Measuring volt-ampere characteristic of materials

The present invention relates to measuring the volt-ampere characteristic of semiconductors and small currents in general.
Measuring the volt-ampere characteristic of semiconductors, p-n junctions and metal-semiconductor junctions is important in order to determine characteristics as density of carriers, height of schottky barrier, or conductivity.
 There are in the market some devices that actually do this kind of measures. Including features like measuring by pulses and measuring capacitance-voltage characteristic. But they are expensive and sometimes include features that are not necessary in a specific investigation.
Measuring by pulses has the advantage that it avoids heating of samples, and changes in the structure of junctions or contacts by the flux of carriers or generation of heat.

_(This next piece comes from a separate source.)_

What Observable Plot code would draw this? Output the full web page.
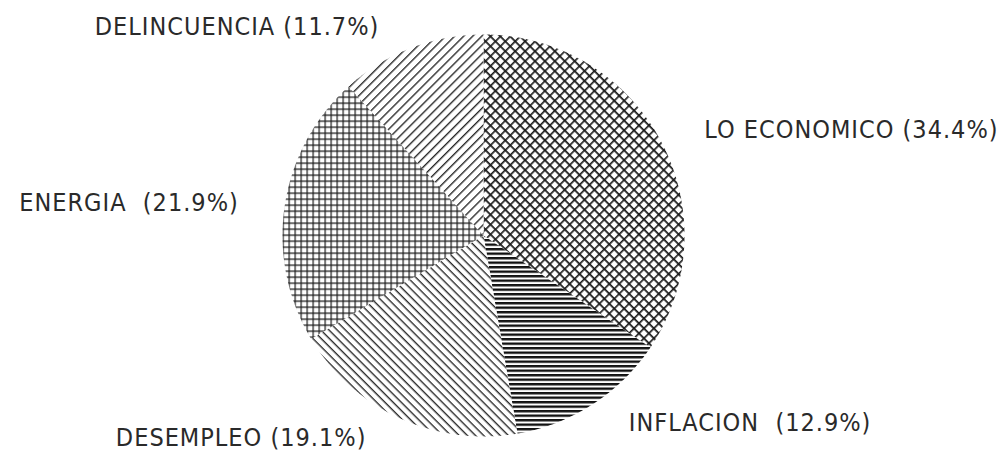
<!DOCTYPE html>
<html>
<head>
<meta charset="utf-8">
<script src="https://cdn.jsdelivr.net/npm/d3@7"></script>
<script src="https://cdn.jsdelivr.net/npm/@observablehq/plot@0.6"></script>
<style>
  html, body { margin: 0; padding: 0; background: #fff; }
  #chart svg text { white-space: pre; letter-spacing: 1px; }
</style>
</head>
<body>
<div id="chart"></div>
<script>
// ---- data ----
const categories = ["LO ECONOMICO", "INFLACION", "DESEMPLEO", "ENERGIA", "DELINCUENCIA"];
const values = [34.4, 12.9, 19.1, 21.9, 11.7];
const valueLabels = ["(34.4%)", "(12.9%)", "(19.1%)", "(21.9%)", "(11.7%)"];
const labelGaps = [" ", "  ", " ", "  ", " "];
const patternIds = ["pEcon", "pInfl", "pDesemp", "pEnerg", "pDelinc"];

// ---- layout ----
const W = 1006, H = 461;
const cx = 483, cy = 235, R = 201;      // pie centre and radius in pixels
const labelR = 1.11;                    // label distance (in radii)
const labelGap = 24;                    // horizontal offset of labels, px

// ---- derived geometry (angles clockwise from 12 o'clock) ----
const total = d3.sum(values);
let acc = 0;
const slices = categories.map((name, i) => {
  const a0 = acc / total * 2 * Math.PI;
  acc += values[i];
  const a1 = acc / total * 2 * Math.PI;
  return {name, value: values[i], a0, a1, mid: (a0 + a1) / 2,
          label: name + labelGaps[i] + valueLabels[i], pattern: patternIds[i]};
});

function wedge(s) {
  const pts = [{x: 0, y: 0}];
  const n = Math.max(2, Math.ceil((s.a1 - s.a0) / (Math.PI / 360)));
  for (let k = 0; k <= n; ++k) {
    const t = s.a0 + (s.a1 - s.a0) * k / n;
    pts.push({x: Math.sin(t), y: Math.cos(t)});
  }
  pts.push({x: 0, y: 0});
  return pts;
}

const labels = slices.map(s => ({
  label: s.label,
  x: Math.sin(s.mid) * labelR,
  y: Math.cos(s.mid) * labelR,
  right: Math.sin(s.mid) >= 0
}));

const font = "'DejaVu Sans Condensed', 'DejaVu Sans', sans-serif";

const plot = Plot.plot({
  width: W,
  height: H,
  margin: 0,
  x: {domain: [-cx / R, (W - cx) / R], axis: null},
  y: {domain: [-(H - cy) / R, cy / R], axis: null},
  style: {background: "#fff", overflow: "visible"},
  marks: [
    ...slices.map(s => Plot.line(wedge(s), {
      x: "x", y: "y", curve: "linear",
      fill: `url(#${s.pattern})`, stroke: "none"
    })),
    Plot.text(labels.filter(d => d.right), {
      x: "x", y: "y", text: "label", textAnchor: "start", dx: labelGap,
      fontSize: 25, fontFamily: font, fill: "#2a2a2a", fontWeight: 300
    }),
    Plot.text(labels.filter(d => !d.right), {
      x: "x", y: "y", text: "label", textAnchor: "end", dx: -labelGap,
      fontSize: 25, fontFamily: font, fill: "#2a2a2a", fontWeight: 300
    })
  ]
});

// hatch patterns
const ink = "#1a1a1a";
d3.select(plot).insert("defs", ":first-child").html(`
  <pattern id="pEcon" patternUnits="userSpaceOnUse" width="7" height="7" patternTransform="rotate(45)">
    <rect width="7" height="7" fill="#fff"/>
    <path d="M0,0.8H7M0.8,0V7" stroke="${ink}" stroke-width="1.7"/>
  </pattern>
  <pattern id="pInfl" patternUnits="userSpaceOnUse" width="8" height="4.5">
    <rect width="8" height="4.5" fill="#fff"/>
    <path d="M0,1.2H8" stroke="#111" stroke-width="2.4"/>
  </pattern>
  <pattern id="pDesemp" patternUnits="userSpaceOnUse" width="5.8" height="5.8" patternTransform="rotate(45)">
    <rect width="5.8" height="5.8" fill="#fff"/>
    <path d="M0,0.7H5.8" stroke="${ink}" stroke-width="1.3"/>
  </pattern>
  <pattern id="pEnerg" patternUnits="userSpaceOnUse" width="6" height="6">
    <rect width="6" height="6" fill="#fff"/>
    <path d="M0,0.6H6M0.6,0V6" stroke="${ink}" stroke-width="1.2"/>
  </pattern>
  <pattern id="pDelinc" patternUnits="userSpaceOnUse" width="6.4" height="6.4" patternTransform="rotate(-45)">
    <rect width="6.4" height="6.4" fill="#fff"/>
    <path d="M0,0.7H6.4" stroke="${ink}" stroke-width="1.3"/>
  </pattern>
`);

document.getElementById("chart").appendChild(plot);
</script>
</body>
</html>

To measure volt-ampere characteristic of materials, in the laboratory was applied the simple use of multimeters and continue power sources. This method provides high precision and good results, limited only by the resolution of multimeters, the generation of heat, and superficial modifications on the junctions by the continue flux of carriers.
A device capable of measure on the basis of pulses of 10 ms with a frequency of 1 kHz was designed. Using cheap electronic components and easy to find in the electronic stores.
The ranges of measuring for current and tension are:    
10 mA – 1 mA
0.02 V – 2.20 V  
Figure 1 shows the electric diagram of the device.
The blocks that compose the device are:
A generator of pulses of 10 ms. of duration, with a frequency of 1 kHz.
A MOS-FET  transistor as modulator (to vary the voltage, it means the height of the pulse).
Two operational amplifiers, one configured as a non-inverting to amplify tension, the other as a trans-impedance amplifier to amplify current and to convert it in tension.
And two envelope detectors for each operational amplifier, to obtain a continue signal for the multi meters.
A virtual ground generator, and two voltage regulators (-12 and +12 Volt) were used to isolate the measures from the noise of the external power sources.
A program to acquire and process data was written also, using the LabVIEW graphical language.
The values measured by the multimeters are converted to real values by an adjusting function, obtained by a calibration process, adjusting curves in the program Origin version 5.0.
Figure 2  shows the diagram of the LabVIEW program.